The wildly uneven movie careens between wild action and tedious exposition. On the one hand you have the hyper-cartoony race sequences that mimic the old shows with glossy modern CGI effects. The energy generated by these is then promptly sapped by unnecessarily wordy expository sequences.
I suspect the Wachowskis were too often striving for something elegant and ornate when something simple (and perhaps clichéd) would have served the pacing of the movie better.
To set up the main conflict, the villain of the piece, Royalton, lectures Speed on the secret history of racing. The sequence seems as if it goes on for ten minutes.

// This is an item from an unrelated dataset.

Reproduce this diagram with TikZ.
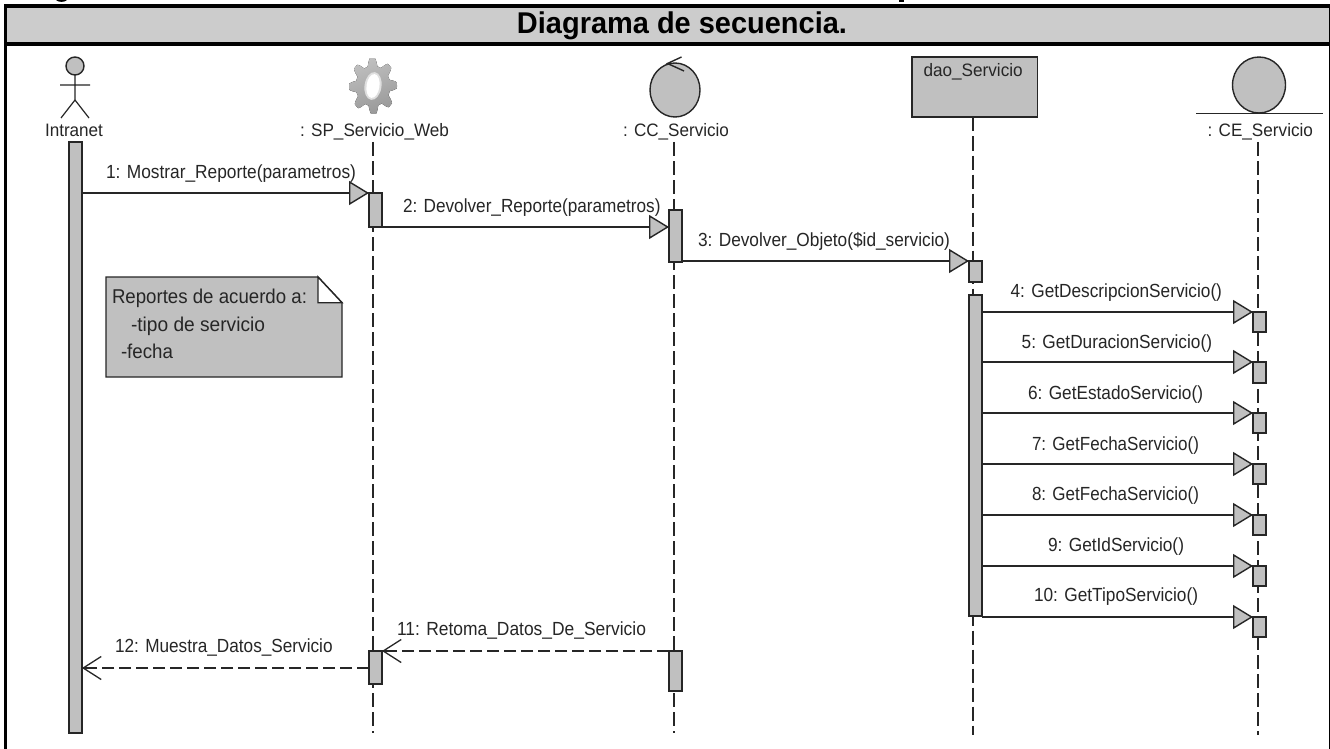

It's extremely tedious and as an adult, I really came away confused by what the message of the scene was.
A much simpler proclamation of "We're in it for the money. The races are fixed. They've always been fixed. We'll fix you and your family too if you don't get in line," would have served just as nicely and we could have been on to the next race.
The races are meant to be the showpiece of the movie.
In the same way "The Matrix" mined the ballistic ballet of "Ghost in the Shell" for its visual style, "Speed Racer" aims to replicate the cartoon world of the original show. It's an artificial place where racetracks built from an unknown material twist and arc through roller coaster loops. A place where cars can flip, fly and bounce off each other without exploding into fiery balls of wreckage (except when they're supposed to). In the world of "Speed Racer", the sky is always blue and the racing arena contains every color of the rainbow.
Many will love the eye-candy portions of the movie. There are certainly several spectacular sequences that recall the cartoon but spin it in a compelling live-action way. Parts of it are truly beautiful. However, there are equally as many parts that just read to my eye like Easter eggs in a blender: the screen just seems a wash of luminous colors and glossy highlights, without any discernable shapes to latch onto.
I'm being serious when I caution epileptics to avoid this film.
Where the movie works best is in the scenes that conjure of a childlike sense of wonder. The core theme, that we need to be inspired, and also to work to inspire others, is a powerful one.
The premise of the movie, that the game is rigged to suit the greedy and that greed is robbing us of our sense of wonder…that premise should resonate loudly given the current state of the world. Sadly, the movie doesn't rise above its own artifice and fan those flames of inspiration.
Too ponderous for young children, too shallow for adults, 'Speed Racer' spins on for about an hour longer than it should. While there are touches of charm, wonder, humor and joy, 'Speed Racer' too often scrapes against the wall of its own, overwrought making.